Given a nrMDP and a MRM this framework will learn the MRM from the nrMDP and several experiments using the Angluin algorithm apply on mealy machine.

Prerequisites

Parameters

  • map : a file with the map representing the model. (a description of this format is given below. An example can be found in examples/example.mp)
  • expert value : the value given by the expert for the first check.
  • default cost : the cost for every move that doesn't bring any observation. (default: 1)
  • reset cost : the cost paid to reset the system. (default: 5)
  • steps per episode : number of steps for each episode of exploration during the second checks. (default: 5000)
  • number of episodes : number of episode of exploration during the second checks. (default: 5)
  • getExperience mode : mode of the experience function (MIN or MAX). (default: MIN)

Usage

Learning_MRMs.py -i <input_file> -v <expert_value>
                [-r <reset_cost>]
                [-d <default_cost>]
                [--steps_episode <integer>]
                [--number_episodes <integer>]
                [--getExperience_mode <MIN|MAX>]

Example

Learning_MRMs -i examples/example.mp -r 5 -d 1 -a True -v 1.5 --getExperience_mode MAX

Remark

The code in pylstar is not from me, it is from https://github.com/gbossert/pylstar

nrMDP and MRM file format

The nrMDP and the MRM are described in a file structured as follow:

<description of the nrMDP>
OBSERVATIONS
<description of the observation function>
MRM DESCIPTION
<description of the MRM>

Description of the nrMDP

The first line list the initial states as follow:

initial <list of the names of the initial states separated by ",">

Example:

initial s0,s1

Then each line describe a transition as follow:

<strating state> <action> <probability> <destination>

Example:

s0 a 0.2 s1

The probability can also be written down by a fraction:

s0 a 1/5 s1

Description of the observation function

An observation function returns an observation for a pair state-action.

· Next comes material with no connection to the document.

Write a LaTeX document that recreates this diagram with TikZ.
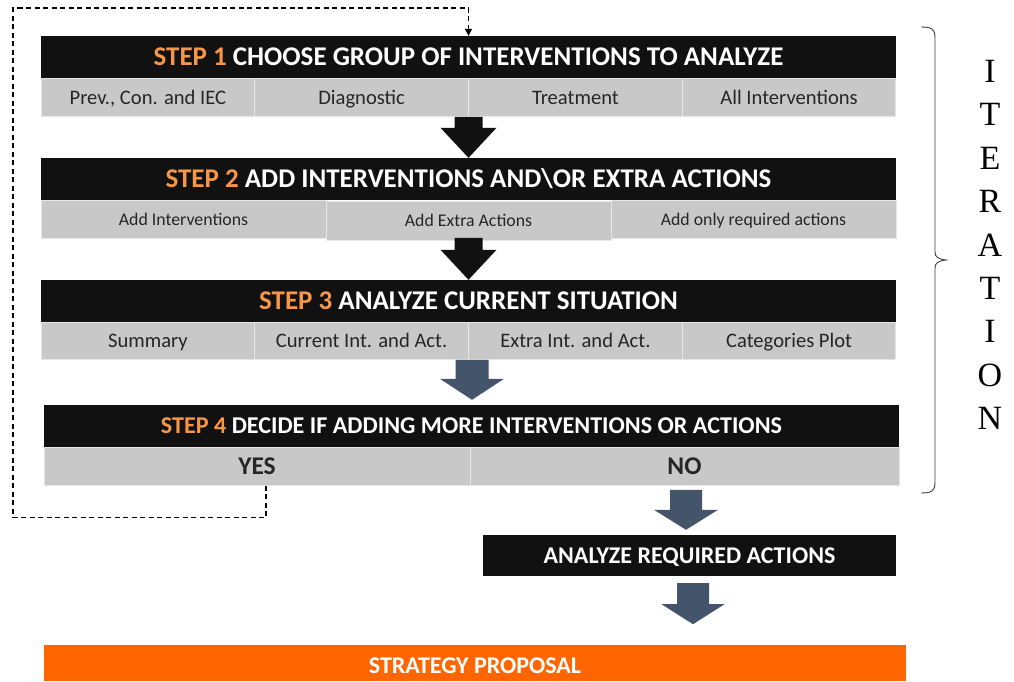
\documentclass[tikz,border=0pt]{standalone}
\usepackage{fontspec}
\setmainfont{Carlito}
\newfontfamily\iterfont{Liberation Serif}
\usetikzlibrary{arrows.meta,calc}
\definecolor{barblack}{HTML}{111111}
\definecolor{cellgray}{HTML}{C8C8C8}
\definecolor{cellline}{HTML}{E6E6E6}
\definecolor{stepor}{HTML}{F79646}
\definecolor{slate}{HTML}{44546A}
\definecolor{propor}{HTML}{FF6600}
\definecolor{celltext}{HTML}{262626}
\tikzset{pics/blockarrow/.style args={#1/#2/#3/#4/#5}{code={
  \fill[#5] (-#3,-#1) -- (#3,-#1) -- (#3,-#2) -- (#4,-#2) -- (0,0)
    -- (-#4,-#2) -- (-#3,-#2) -- cycle;}}}
\begin{document}
\begin{tikzpicture}[x=1pt,y=-1pt,
  bar/.style={fill=barblack, text=white, inner sep=0pt, minimum height=42pt,
    minimum width=855pt, text height=17pt, text depth=0pt,
    font=\bfseries\fontsize{27}{30}\selectfont},
  cell/.style={fill=cellgray, draw=cellline, line width=1pt, inner sep=0pt,
    minimum height=38pt, text=celltext, text height=15pt, text depth=1pt,
    font=\fontsize{20.6}{24}\selectfont},
  smallcell/.style={cell, text height=13pt, text depth=1pt,
    font=\fontsize{17.8}{21}\selectfont},
  boldcell/.style={cell, text height=16pt, text depth=0pt,
    font=\bfseries\fontsize{25.5}{28}\selectfont},
  dashline/.style={draw=black, line width=1.1pt, dash pattern=on 5pt off 3.5pt,
    -{Triangle[width=7pt,length=7pt]}},
  bracestyle/.style={draw=black!75, line width=0.9pt}
]
\fill[white] (0,0) rectangle (1014,681);
\useasboundingbox (0,0) rectangle (1014,681);

% STEP 1
\node[bar] (s1) at (468.5,57) {\textcolor{stepor}{STEP 1} CHOOSE GROUP OF INTERVENTIONS TO ANALYZE};
\node[cell, minimum width=213.75pt] (s1a) at (147.9,97) {Prev., Con. and IEC};
\node[cell, minimum width=213.75pt] (s1b) at (361.6,97) {Diagnostic};
\node[cell, minimum width=213.75pt] (s1c) at (575.4,97) {Treatment};
\node[cell, minimum width=213.75pt] (s1d) at (789.1,97) {All Interventions};

% STEP 2
\node[bar] (s2) at (468.5,179) {\textcolor{stepor}{STEP 2} ADD INTERVENTIONS AND\textbackslash OR EXTRA ACTIONS};
\node[smallcell, minimum width=285pt] (s2a) at (183.5,219) {Add Interventions};
\node[smallcell, minimum width=285pt, minimum height=39pt] (s2b) at (468.5,220.5) {Add Extra Actions};
\node[smallcell, minimum width=285pt] (s2c) at (753.5,219) {Add only required actions};

% STEP 3
\node[bar] (s3) at (468.5,301) {\textcolor{stepor}{STEP 3} ANALYZE CURRENT SITUATION};
\node[cell, minimum width=213.75pt, minimum height=37pt] (s3a) at (147.9,340.5) {Summary};
\node[cell, minimum width=213.75pt, minimum height=37pt] (s3b) at (361.6,340.5) {Current Int. and Act.};
\node[cell, minimum width=213.75pt, minimum height=37pt] (s3c) at (575.4,340.5) {Extra Int. and Act.};
\node[cell, minimum width=213.75pt, minimum height=37pt] (s3d) at (789.1,340.5) {Categories Plot};

% STEP 4
\node[bar, text height=15.5pt, font=\bfseries\fontsize{24.1}{28}\selectfont] (s4) at (471.5,426) {\textcolor{stepor}{STEP 4} DECIDE IF ADDING MORE INTERVENTIONS OR ACTIONS};
\node[boldcell, minimum width=426pt] (yes) at (257,466) {YES};
\node[boldcell, minimum width=429pt] (no) at (684.5,466) {NO};

% Analyze required actions
\node[fill=barblack, text=white, inner sep=0pt, minimum width=413pt, minimum height=41pt,
  text height=15pt, text depth=0pt,
  font=\bfseries\fontsize{24}{28}\selectfont] (ara) at (689.5,555.5) {ANALYZE REQUIRED ACTIONS};

% Strategy proposal
\node[fill=propor, text=white, inner sep=0pt, minimum width=862pt, minimum height=36pt,
  text height=20pt, text depth=0pt,
  font=\bfseries\fontsize{24}{28}\selectfont] (prop) at (475,663) {STRATEGY PROPOSAL};

% block arrows
\pic at (s2.north) {blockarrow=41/30/14/28/barblack};
\pic at (s3.north) {blockarrow=42/30/14/28/barblack};
\pic at ($(s4.north)+(0.5,-5)$) {blockarrow=40/21/16.5/32/slate};
\pic at ($(ara.north)+(-3.5,-5)$) {blockarrow=40/20/16/32/slate};
\pic at ($(ara.south)+(3.5,48)$) {blockarrow=41/20/16/31.5/slate};

% loop back
\coordinate (loopcorner) at (13,8);
\draw[dashline] ([xshift=9pt]yes.south) -- ++(0,32) -| (loopcorner) -| (s1.north);

% iteration brace
\draw[bracestyle] (921,27) .. controls (932,27) and (935,29) .. (935,38)
  -- (935,252) .. controls (935,257) and (938,259) .. (946,260)
  .. controls (938,261) and (935,263) .. (935,268)
  -- (935,482) .. controls (935,491) and (932,493) .. (921,493);
\node[anchor=north, inner sep=0pt, align=center,
  font=\iterfont\fontsize{34}{43.4}\selectfont] (iter) at (990,60) {I\\T\\E\\R\\A\\T\\I\\O\\N};
\end{tikzpicture}
\end{document}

Each line corresponds to an observation:

<state> <action> <observation>

If a pair isn't represented by any line the observation corresponding to this pair is 'null'. Example:

s0 a A

In this case the pair $(s0,a)$ corresponds to the observation $A$. Suppose the action $b$ is available in $s0$, then the pair $(s0,b)$ corresponds to the observation 'null'.

Description of the MRM

The MRM is a mealy machine where the input alphabet are the obseravtions and the output alphabet some rewards. Each line corresponds to a transition in this mealy machine as follow:

<starting state> <observation> <reward> <destination state>

Example:

0 A 10 1

In this case if the current state of the MRM is 0, if the agent observes A by moving in the nrMDP then he gets a reward of 10 and the MRM changes its current state to 1.